Là où, pour l’essentiel, la dissension se loge, ce n’est pas sur l’enjeu mis en lumière par le Comité (la nécessité de se départir à la fois d’une logique ségrégative et d’une culture dépersonnalisante) mais sur la manière de lui donner corps. Autrement dit, c’est sur l’opportunité de s’engager dans une voie aussi radicale que celle pointée par le Comité19, niant la possibilité même de lieux de vie collectifs et limitant, ce faisant, le libre choix à une vie à domicile encadrée, que le consensus se dissout. Là où l’indétermination demeure, en arrière-fond du débat relatif à la portée de la désinstitutionnalisation, c’est sur le sens et, plus encore, les conséquences attachées à des concepts tels que le handicap, l’égalité, l’autonomie et l’inclusion. La catégorie générale et abstraite des personnes handicapées doit-elle, ou non, prévaloir, à la base, sur la singularité de certaines formes de situation de handicap et d’incapacités ? L’égalité doit-elle avant tout se traduire par un traitement égalitaire entre personnes handicapées et personnes valides, d’une part, et entre personnes en situation de handicap, d’autre part ? L’autonomie gagne-t-elle à se comprendre d’abord dans une perspective individuelle, ou également relationnelle ? L’inclusion se joue-t-elle principalement de manière unilatérale, de la société vers la personne handicapée jouissant d’un droit subjectif à participer à la vie de la cité ou, d’emblée, de manière dialectique, par ajustements mutuels de la personne handicapée et de ses co-citoyens ? Inclure dans la société, est-ce par essence être au cœur de celle-ci, au sens géographique du terme, ou, plus fondamentalement reconsidérer la commune humanité et responsabilité des uns à l’égard des autres ?

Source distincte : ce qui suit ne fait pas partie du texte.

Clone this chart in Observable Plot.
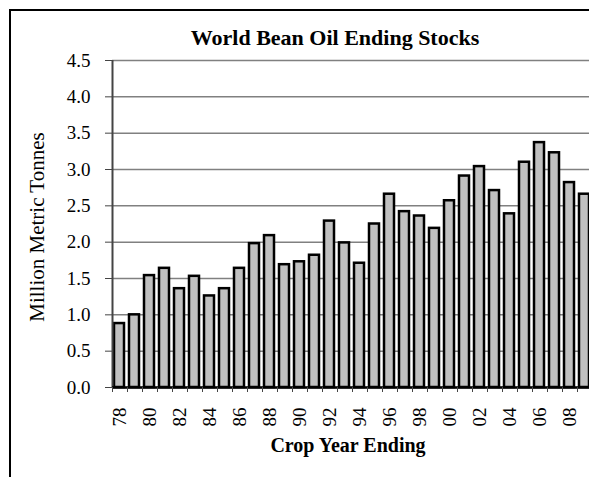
<!DOCTYPE html>
<html>
<head>
<meta charset="utf-8">
<script src="https://cdn.jsdelivr.net/npm/d3@7"></script>
<script src="https://cdn.jsdelivr.net/npm/@observablehq/plot@0.6"></script>
<style>
  html, body { margin: 0; padding: 0; background: #fff; overflow: hidden; width: 589px; height: 477px; }
  #wrap { position: relative; width: 589px; height: 477px; overflow: hidden; }
  #chart { position: absolute; left: 0; top: 0; width: 589px; height: 477px; }
  #chart svg { overflow: hidden; }
  #border { position: absolute; left: 9px; top: 9px; width: 580px; height: 468px; border-left: 2.5px solid #000; border-top: 2.5px solid #000; box-sizing: border-box; pointer-events: none; }
</style>
</head>
<body>
<div id="wrap"><div id="chart"></div><div id="border"></div></div>
<script>
const title = "World Bean Oil Ending Stocks";
const yTitle = "Million Metric Tonnes";
const xTitle = "Crop Year Ending";
const years = [1978, 1979, 1980, 1981, 1982, 1983, 1984, 1985, 1986, 1987, 1988, 1989, 1990, 1991, 1992, 1993,
               1994, 1995, 1996, 1997, 1998, 1999, 2000, 2001, 2002, 2003, 2004, 2005, 2006, 2007, 2008, 2009];
const stocks = [0.88, 1.00, 1.54, 1.64, 1.36, 1.53, 1.26, 1.36, 1.64, 1.98, 2.09, 1.69, 1.73, 1.82, 2.29, 1.99,
                1.71, 2.25, 2.66, 2.42, 2.36, 2.19, 2.57, 2.91, 3.04, 2.71, 2.39, 3.10, 3.37, 3.23, 2.82, 2.66];
const xTickYears = [1978, 1980, 1982, 1984, 1986, 1988, 1990, 1992, 1994, 1996, 1998, 2000, 2002, 2004, 2006, 2008];
const xTickLabels = ["78", "80", "82", "84", "86", "88", "90", "92", "94", "96", "98", "00", "02", "04", "06", "08"];
const yTicks = [0.0, 0.5, 1.0, 1.5, 2.0, 2.5, 3.0, 3.5, 4.0, 4.5];

const data = years.map((year, i) => ({year, value: stocks[i]}));
const boundaries = years.concat([years[years.length - 1] + 1]);
const labelAt = new Map(xTickYears.map((y, i) => [y + 0.5, xTickLabels[i]]));

const serif = "'Liberation Serif', 'Times New Roman', Times, serif";

const chart = Plot.plot({
  width: 589,
  height: 477,
  marginLeft: 112,
  marginRight: 0,
  marginTop: 60,
  marginBottom: 90,
  style: {fontFamily: serif, fontSize: "19px", background: "transparent", color: "#000", overflow: "hidden"},
  x: {type: "linear", domain: [years[0], years[years.length - 1] + 1], range: [112, 592]},
  y: {domain: [yTicks[0], yTicks[yTicks.length - 1]]},
  marks: [
    Plot.gridY({ticks: yTicks, stroke: "#808080", strokeOpacity: 1, strokeWidth: 1.5}),
    Plot.rectY(data, {x1: "year", x2: d => d.year + 1, y: "value", fill: "#c0c0c0", stroke: "#000", strokeWidth: 2.5, insetLeft: 2, insetRight: 3}),
    Plot.ruleX([years[0]], {stroke: "#444", strokeWidth: 2}),
    Plot.ruleY([0], {stroke: "#000", strokeWidth: 2.5}),
    Plot.axisY({ticks: yTicks, tickFormat: d3.format(".1f"), tickSize: 7, tickPadding: 15, fontSize: 19, label: null, stroke: "#444"}),
    Plot.axisX({ticks: boundaries, tickFormat: () => "", tickSize: 5, label: null, stroke: "#444"}),
    Plot.axisX({ticks: xTickYears.map(y => y + 0.5), tickFormat: d => labelAt.get(d), tickSize: 0, tickPadding: 20, tickRotate: -90, fontSize: 19, label: null}),
    Plot.text([title], {frameAnchor: "top", dx: -16, dy: -16, lineAnchor: "bottom", fontWeight: "bold", fontSize: 22, fill: "#000"}),
    Plot.text([xTitle], {frameAnchor: "bottom", dx: -3, dy: 64, lineAnchor: "bottom", fontWeight: "bold", fontSize: 20, fill: "#000"}),
    Plot.text([yTitle], {frameAnchor: "left", dx: -75, dy: 3, rotate: -90, textAnchor: "middle", lineAnchor: "middle", fontSize: 21, fill: "#000"})
  ]
});
document.getElementById("chart").appendChild(chart);
</script>
</body>
</html>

Il y a, selon nous, matière à développer une approche de la désinstitutionnalisation qui soit ancrée dans le vécu des parties prenantes au premier chef desquels les personnes en situation de handicap. Cette approche gagnerait également à être pragmatique, au sens où elle connecterait la pluralité des réalités concrètes aux idéaux moraux sans rester cantonnée à ces derniers. Elle gagnera ensuite à profiter des différentes expertises (expérientielles, militantes, professionnelles, et scientifiques notamment) pour développer une analyse des processus de désinstitutionnalisation au cas par cas, sur base de marqueurs, de degrés et d’échelles de ce qu’un environnement permet et empêche de faire. En appliquant attentivement aux différentes dimensions d’une institution qui ne sera plus considérée comme un tout indifférencié, à accepter ou à rejeter en bloc, l’approche suggérée permettra enfin une compréhension graduelle du fait institutionnel. Cette piste nous paraît bien plus prometteuse que d’attendre un hypothétique accord de toutes et tous sur ce que signifie « l’institution », et de poursuivre avec toute l’énergie nécessaire l’horizon normatif essentiel : la lutte contre toute forme inacceptable de ségrégation et d’intervention sur autrui.